Mario Castelnuovo-Tedesco

Originally from Italy, Mario Castelnuovo-Tedesco earned a reputation of one of the foremost composers for the guitar in the twentieth century. With the rising of anti-Semitism all across Europe and announcement of the Italian Racial Laws, which completely banned his music, Castelnuovo-Tedesco immediately moved to America. With the help of his friend, a distinguished violinist Jascha Heifetz, he received a contract as a film composer for Metro-Goldwyn-Mayer.
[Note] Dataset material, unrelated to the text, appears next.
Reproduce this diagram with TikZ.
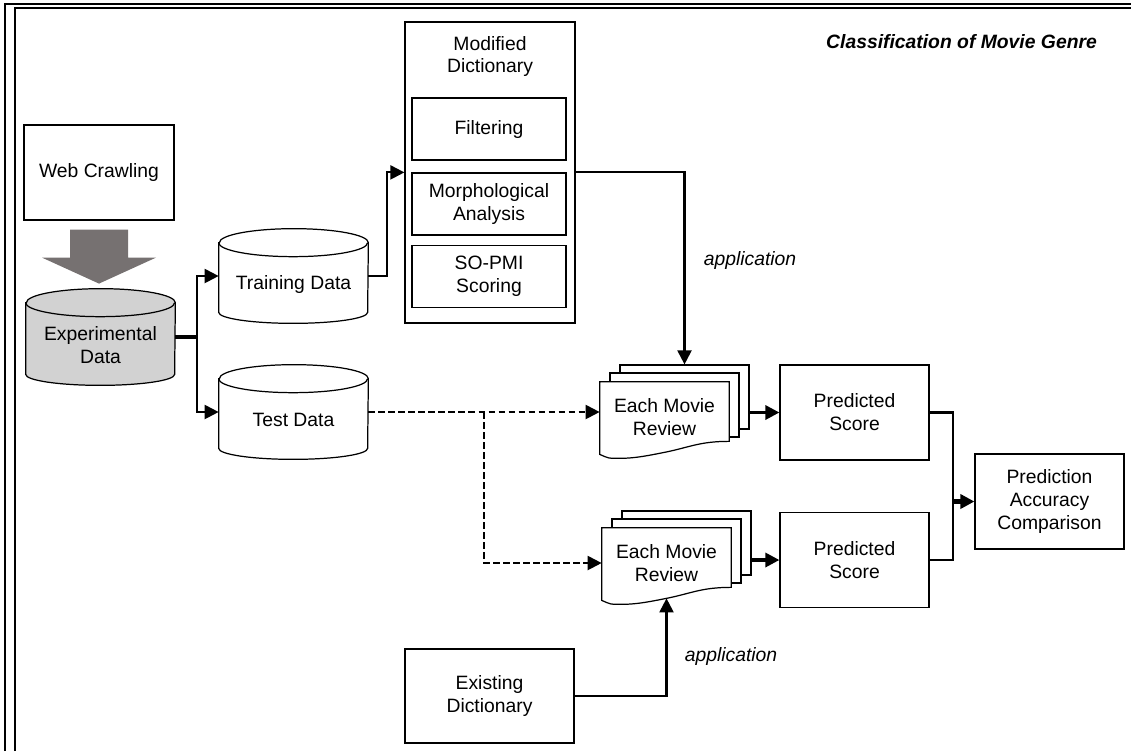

He did not only succeed in the film industry but also became a prolific teacher with such famous students as Henry Mancini and John Williams.

Arnold Schoenberg

The inventor of the twelve-tone technique, Arnold Schoenberg escaped the Nazi regime and immigrated to Los Angeles in 1934. In 1938, German émigré rabbi of the Society for Jewish Culture–Fairfax Temple in Los Angeles asked Schoenberg to compose a new version of Kol Nidre (a recitation before the beginning of the evening service on the Day of Atonement). Rabbi was a big supporter of contemporary music and thought it would resonate well in modern American society. Kol Nidre is the only liturgical work Schoenberg has ever written in his life, and his original intention was to try to facilitate the rescue for Jewish colleagues and friends who were still trapped in the Third Reich.